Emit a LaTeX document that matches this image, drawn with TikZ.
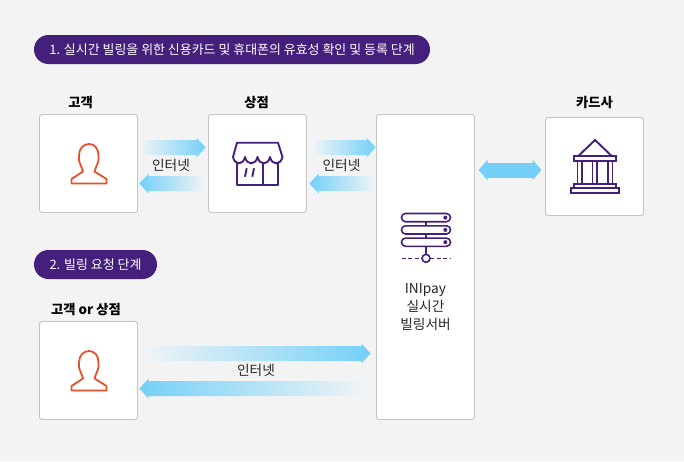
\documentclass[tikz,border=0pt]{standalone}
\usepackage{fontspec}
\setmainfont{Noto Sans CJK KR}
\usepackage{tikz}
\usetikzlibrary{arrows.meta,positioning,calc}
\definecolor{inibg}{HTML}{F3F3F3}
\definecolor{inipurple}{HTML}{451F7C}
\definecolor{iniorange}{HTML}{E8502A}
\definecolor{iniblue}{HTML}{74D0F8}
\definecolor{inifade}{HTML}{F1F4F6}
\definecolor{iniline}{HTML}{C4C4C4}
\newcommand{\flowdir}{1}
\newcommand{\flowarrow}[3]{%
  \shade[#3] ($#1+(0,7.5)$) -- ($#2+(-9*\flowdir,7.5)$) -- ($#2+(-9*\flowdir,10)$) -- #2 -- ($#2+(-9*\flowdir,-10)$) -- ($#2+(-9*\flowdir,-7.5)$) -- ($#1+(0,-7.5)$) -- cycle;}
\begin{document}
\begin{tikzpicture}[
    x=1pt, y=1pt,
    cardbox/.style={draw=iniline, fill=white, rectangle, rounded corners=2.5pt, minimum width=98pt, minimum height=98pt, outer sep=0pt, line width=0.9pt},
    pill/.style={fill=inipurple, rectangle, rounded corners=14.5pt, minimum height=29pt, inner sep=0pt, text=white, font=\fontsize{12.95}{14}\selectfont},
    titlelabel/.style={font=\fontsize{13.3}{15}\selectfont\bfseries, text=black, inner sep=0pt},
    netlabel/.style={font=\fontsize{13.7}{15}\selectfont, text=black!85, inner sep=0pt},
    toright/.style={left color=inifade, right color=iniblue},
    toleft/.style={left color=iniblue, right color=inifade},
    dblarrow/.style={{Triangle[width=20pt,length=9pt]}-{Triangle[width=20pt,length=9pt]}, draw=iniblue, line width=15pt, shorten <=4pt, shorten >=4pt},
    purpleicon/.style={draw=inipurple, line width=1.9pt},
    usericon/.pic={
      \draw[draw=iniorange, line width=1.8pt, line join=round] (-17,-20) -- (18,-20) -- (18,-15.5) -- (6,-8) .. controls (7,-4) and (9,-1) .. (10,3) -- (10,8) .. controls (10,15) and (6,19.5) .. (0.5,19.5) .. controls (-5,19.5) and (-9.5,15) .. (-9.5,8) -- (-9.5,3) .. controls (-8.5,-1) and (-6.5,-4) .. (-5.5,-8) -- (-17,-15.5) -- cycle;
    }
  ]
    \fill[inibg] (0,0) rectangle (684,-461);
    \useasboundingbox (0,0) rectangle (684,-461);
    \node[pill, minimum width=396pt] (step1) at (232,-49.5) {1. 실시간 빌링을 위한 신용카드 및 휴대폰의 유효성 확인 및 등록 단계};
    \node[pill, minimum width=123pt] (step2) at (95.5,-264.5) {2. 빌링 요청 단계};
    \node[cardbox] (cust) at (88.5,-163.5) {};
    \node[cardbox, right=71pt of cust] (shop) {};
    \node[cardbox, minimum height=305pt] (server) at (425.5,-267) {};
    \node[cardbox] (card) at (594.5,-166.5) {};
    \node[cardbox, below=109pt of cust] (cust2) {};
    \node[titlelabel, above=6pt of cust, xshift=-8pt] (custname) {고객};
    \node[titlelabel, above=6pt of shop, xshift=-1pt] (shopname) {상점};
    \node[titlelabel, above=9pt of card] (cardname) {카드사};
    \node[titlelabel, above=6pt of cust2, xshift=-2.5pt] (cust2name) {고객 or 상점};
    \node[netlabel, align=center, font=\fontsize{13.7}{18}\selectfont] (servername) at (425.5,-307) {INIpay\\실시간\\빌링서버};
    \coordinate (srvtop) at (server.west |- shop.east);
    \coordinate (srvbot) at (server.west |- cust2.east);
    \coordinate (cardmid) at ([yshift=-3.5pt]card.west);
    \renewcommand{\flowdir}{1}
    \flowarrow{([xshift=2pt,yshift=16pt]cust.east)}{([xshift=-3pt,yshift=16pt]shop.west)}{toright}
    \flowarrow{([xshift=5pt,yshift=16pt]shop.east)}{([xshift=-1pt,yshift=16pt]srvtop)}{toright}
    \flowarrow{([xshift=5pt,yshift=17pt]cust2.east)}{([xshift=-6pt,yshift=17pt]srvbot)}{toright}
    \renewcommand{\flowdir}{-1}
    \flowarrow{([xshift=-3pt,yshift=-20pt]shop.west)}{([xshift=2pt,yshift=-20pt]cust.east)}{toleft}
    \flowarrow{([xshift=-1pt,yshift=-20pt]srvtop)}{([xshift=3pt,yshift=-20pt]shop.east)}{toleft}
    \flowarrow{([xshift=-9pt,yshift=-18pt]srvbot)}{([xshift=2pt,yshift=-18pt]cust2.east)}{toleft}
    \draw[dblarrow] (server.east |- cardmid) -- (cardmid);
    \path (cust.east) -- node[netlabel, xshift=-2pt, yshift=-2pt] (net1) {인터넷} (shop.west);
    \path (shop.east) -- node[netlabel, yshift=-2pt] (net2) {인터넷} (srvtop);
    \path (cust2.east) -- node[netlabel, xshift=-1pt] (net3) {인터넷} (srvbot);
    \pic at (cust.center) {usericon};
    \pic at (cust2.center) {usericon};
    \begin{scope}[shift={(shop.center)}, line join=round]
      \draw[purpleicon] (-20.5,20.8) -- (20.5,20.8) -- (25,6.5) .. controls (23,-2) and (14.5,-2) .. (12.5,6.5) .. controls (10.5,-2) and (2,-2) .. (0,6.5) .. controls (-2,-2) and (-10.5,-2) .. (-12.5,6.5) .. controls (-14.5,-2) and (-22.5,-2) .. (-24.5,6.5) -- cycle;
      \draw[purpleicon] (-20.5,2) -- (-20.5,-21.5) -- (20.5,-21.5) -- (20.5,2);
      \draw[purpleicon] (5.8,2) -- (5.8,-21.5);
      \draw[purpleicon] (-12.5,-13.2) -- (-10.8,-4.8);
      \draw[purpleicon] (-5.2,-13.2) -- (-3.5,-4.8);
    \end{scope}
    \begin{scope}[shift={(card.center)}, line join=miter]
      \draw[purpleicon] (-16.2,10.5) -- (0.5,26.5) -- (17.2,10.5);
      \draw[purpleicon] (-20.5,10.5) rectangle (21.5,5.8);
      \foreach \colx in {-17,-2,13.5} {
        \draw[purpleicon] (\colx,5.8) rectangle ++(4.5,-23);
      }
      \draw[purpleicon] (-20.5,-17.2) rectangle (21.5,-21.8);
      \draw[purpleicon] (-23.8,-21.8) rectangle (24.8,-26.8);
    \end{scope}
    \begin{scope}[shift={(server.center)}]
      \foreach \rowy in {45.3,33,20.7} {
        \draw[purpleicon, line width=1.6pt, rounded corners=4pt] (-24,\rowy) rectangle (25,\rowy+8.2);
        \fill[inipurple] (19.8,\rowy+4.1) circle (2pt);
      }
      \draw[purpleicon, line width=1.6pt] (0.5,45.3) -- (0.5,41.2);
      \draw[purpleicon, line width=1.6pt] (0.5,33) -- (0.5,28.9);
      \draw[purpleicon, line width=1.6pt] (0.5,20.7) -- (0.5,12.7);
      \draw[purpleicon, line width=1.6pt] (0.5,8.7) circle (4pt);
      \draw[purpleicon, line width=1.6pt, dash pattern=on 4pt off 2.5pt] (-24,8.7) -- (-3.5,8.7);
      \draw[purpleicon, line width=1.6pt, dash pattern=on 4pt off 2.5pt] (4.5,8.7) -- (25,8.7);
    \end{scope}
  \end{tikzpicture}
\end{document}
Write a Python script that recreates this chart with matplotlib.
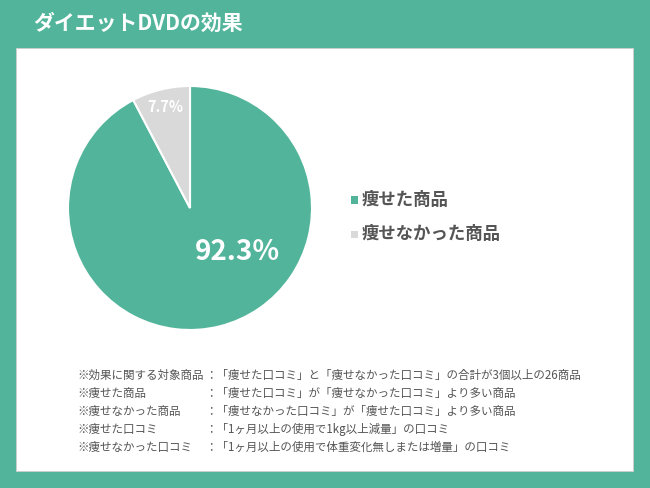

Exercise task -> Retype the listing exactly. Pictures do not belong in the copy.

Full output ->
Emit a LaTeX document that matches this image, drawn with TikZ.
\documentclass[tikz,border=0pt]{standalone}
\usepackage{fontspec}
\setmainfont{Noto Sans CJK KR}
\usepackage{tikz}
\usetikzlibrary{arrows.meta,positioning,calc}
\definecolor{inibg}{HTML}{F3F3F3}
\definecolor{inipurple}{HTML}{451F7C}
\definecolor{iniorange}{HTML}{E8502A}
\definecolor{iniblue}{HTML}{74D0F8}
\definecolor{inifade}{HTML}{F1F4F6}
\definecolor{iniline}{HTML}{C4C4C4}
\newcommand{\flowdir}{1}
\newcommand{\flowarrow}[3]{%
  \shade[#3] ($#1+(0,7.5)$) -- ($#2+(-9*\flowdir,7.5)$) -- ($#2+(-9*\flowdir,10)$) -- #2 -- ($#2+(-9*\flowdir,-10)$) -- ($#2+(-9*\flowdir,-7.5)$) -- ($#1+(0,-7.5)$) -- cycle;}
\begin{document}
\begin{tikzpicture}[
    x=1pt, y=1pt,
    cardbox/.style={draw=iniline, fill=white, rectangle, rounded corners=2.5pt, minimum width=98pt, minimum height=98pt, outer sep=0pt, line width=0.9pt},
    pill/.style={fill=inipurple, rectangle, rounded corners=14.5pt, minimum height=29pt, inner sep=0pt, text=white, font=\fontsize{12.95}{14}\selectfont},
    titlelabel/.style={font=\fontsize{13.3}{15}\selectfont\bfseries, text=black, inner sep=0pt},
    netlabel/.style={font=\fontsize{13.7}{15}\selectfont, text=black!85, inner sep=0pt},
    toright/.style={left color=inifade, right color=iniblue},
    toleft/.style={left color=iniblue, right color=inifade},
    dblarrow/.style={{Triangle[width=20pt,length=9pt]}-{Triangle[width=20pt,length=9pt]}, draw=iniblue, line width=15pt, shorten <=4pt, shorten >=4pt},
    purpleicon/.style={draw=inipurple, line width=1.9pt},
    usericon/.pic={
      \draw[draw=iniorange, line width=1.8pt, line join=round] (-17,-20) -- (18,-20) -- (18,-15.5) -- (6,-8) .. controls (7,-4) and (9,-1) .. (10,3) -- (10,8) .. controls (10,15) and (6,19.5) .. (0.5,19.5) .. controls (-5,19.5) and (-9.5,15) .. (-9.5,8) -- (-9.5,3) .. controls (-8.5,-1) and (-6.5,-4) .. (-5.5,-8) -- (-17,-15.5) -- cycle;
    }
  ]
    \fill[inibg] (0,0) rectangle (684,-461);
    \useasboundingbox (0,0) rectangle (684,-461);
    \node[pill, minimum width=396pt] (step1) at (232,-49.5) {1. 실시간 빌링을 위한 신용카드 및 휴대폰의 유효성 확인 및 등록 단계};
    \node[pill, minimum width=123pt] (step2) at (95.5,-264.5) {2. 빌링 요청 단계};
    \node[cardbox] (cust) at (88.5,-163.5) {};
    \node[cardbox, right=71pt of cust] (shop) {};
    \node[cardbox, minimum height=305pt] (server) at (425.5,-267) {};
    \node[cardbox] (card) at (594.5,-166.5) {};
    \node[cardbox, below=109pt of cust] (cust2) {};
    \node[titlelabel, above=6pt of cust, xshift=-8pt] (custname) {고객};
    \node[titlelabel, above=6pt of shop, xshift=-1pt] (shopname) {상점};
    \node[titlelabel, above=9pt of card] (cardname) {카드사};
    \node[titlelabel, above=6pt of cust2, xshift=-2.5pt] (cust2name) {고객 or 상점};
    \node[netlabel, align=center, font=\fontsize{13.7}{18}\selectfont] (servername) at (425.5,-307) {INIpay\\실시간\\빌링서버};
    \coordinate (srvtop) at (server.west |- shop.east);
    \coordinate (srvbot) at (server.west |- cust2.east);
    \coordinate (cardmid) at ([yshift=-3.5pt]card.west);
    \renewcommand{\flowdir}{1}
    \flowarrow{([xshift=2pt,yshift=16pt]cust.east)}{([xshift=-3pt,yshift=16pt]shop.west)}{toright}
    \flowarrow{([xshift=5pt,yshift=16pt]shop.east)}{([xshift=-1pt,yshift=16pt]srvtop)}{toright}
    \flowarrow{([xshift=5pt,yshift=17pt]cust2.east)}{([xshift=-6pt,yshift=17pt]srvbot)}{toright}
    \renewcommand{\flowdir}{-1}
    \flowarrow{([xshift=-3pt,yshift=-20pt]shop.west)}{([xshift=2pt,yshift=-20pt]cust.east)}{toleft}
    \flowarrow{([xshift=-1pt,yshift=-20pt]srvtop)}{([xshift=3pt,yshift=-20pt]shop.east)}{toleft}
    \flowarrow{([xshift=-9pt,yshift=-18pt]srvbot)}{([xshift=2pt,yshift=-18pt]cust2.east)}{toleft}
    \draw[dblarrow] (server.east |- cardmid) -- (cardmid);
    \path (cust.east) -- node[netlabel, xshift=-2pt, yshift=-2pt] (net1) {인터넷} (shop.west);
    \path (shop.east) -- node[netlabel, yshift=-2pt] (net2) {인터넷} (srvtop);
    \path (cust2.east) -- node[netlabel, xshift=-1pt] (net3) {인터넷} (srvbot);
    \pic at (cust.center) {usericon};
    \pic at (cust2.center) {usericon};
    \begin{scope}[shift={(shop.center)}, line join=round]
      \draw[purpleicon] (-20.5,20.8) -- (20.5,20.8) -- (25,6.5) .. controls (23,-2) and (14.5,-2) .. (12.5,6.5) .. controls (10.5,-2) and (2,-2) .. (0,6.5) .. controls (-2,-2) and (-10.5,-2) .. (-12.5,6.5) .. controls (-14.5,-2) and (-22.5,-2) .. (-24.5,6.5) -- cycle;
      \draw[purpleicon] (-20.5,2) -- (-20.5,-21.5) -- (20.5,-21.5) -- (20.5,2);
      \draw[purpleicon] (5.8,2) -- (5.8,-21.5);
      \draw[purpleicon] (-12.5,-13.2) -- (-10.8,-4.8);
      \draw[purpleicon] (-5.2,-13.2) -- (-3.5,-4.8);
    \end{scope}
    \begin{scope}[shift={(card.center)}, line join=miter]
      \draw[purpleicon] (-16.2,10.5) -- (0.5,26.5) -- (17.2,10.5);
      \draw[purpleicon] (-20.5,10.5) rectangle (21.5,5.8);
      \foreach \colx in {-17,-2,13.5} {
        \draw[purpleicon] (\colx,5.8) rectangle ++(4.5,-23);
      }
      \draw[purpleicon] (-20.5,-17.2) rectangle (21.5,-21.8);
      \draw[purpleicon] (-23.8,-21.8) rectangle (24.8,-26.8);
    \end{scope}
    \begin{scope}[shift={(server.center)}]
      \foreach \rowy in {45.3,33,20.7} {
        \draw[purpleicon, line width=1.6pt, rounded corners=4pt] (-24,\rowy) rectangle (25,\rowy+8.2);
        \fill[inipurple] (19.8,\rowy+4.1) circle (2pt);
      }
      \draw[purpleicon, line width=1.6pt] (0.5,45.3) -- (0.5,41.2);
      \draw[purpleicon, line width=1.6pt] (0.5,33) -- (0.5,28.9);
      \draw[purpleicon, line width=1.6pt] (0.5,20.7) -- (0.5,12.7);
      \draw[purpleicon, line width=1.6pt] (0.5,8.7) circle (4pt);
      \draw[purpleicon, line width=1.6pt, dash pattern=on 4pt off 2.5pt] (-24,8.7) -- (-3.5,8.7);
      \draw[purpleicon, line width=1.6pt, dash pattern=on 4pt off 2.5pt] (4.5,8.7) -- (25,8.7);
    \end{scope}
  \end{tikzpicture}
\end{document}
Write a Python script that recreates this chart with matplotlib.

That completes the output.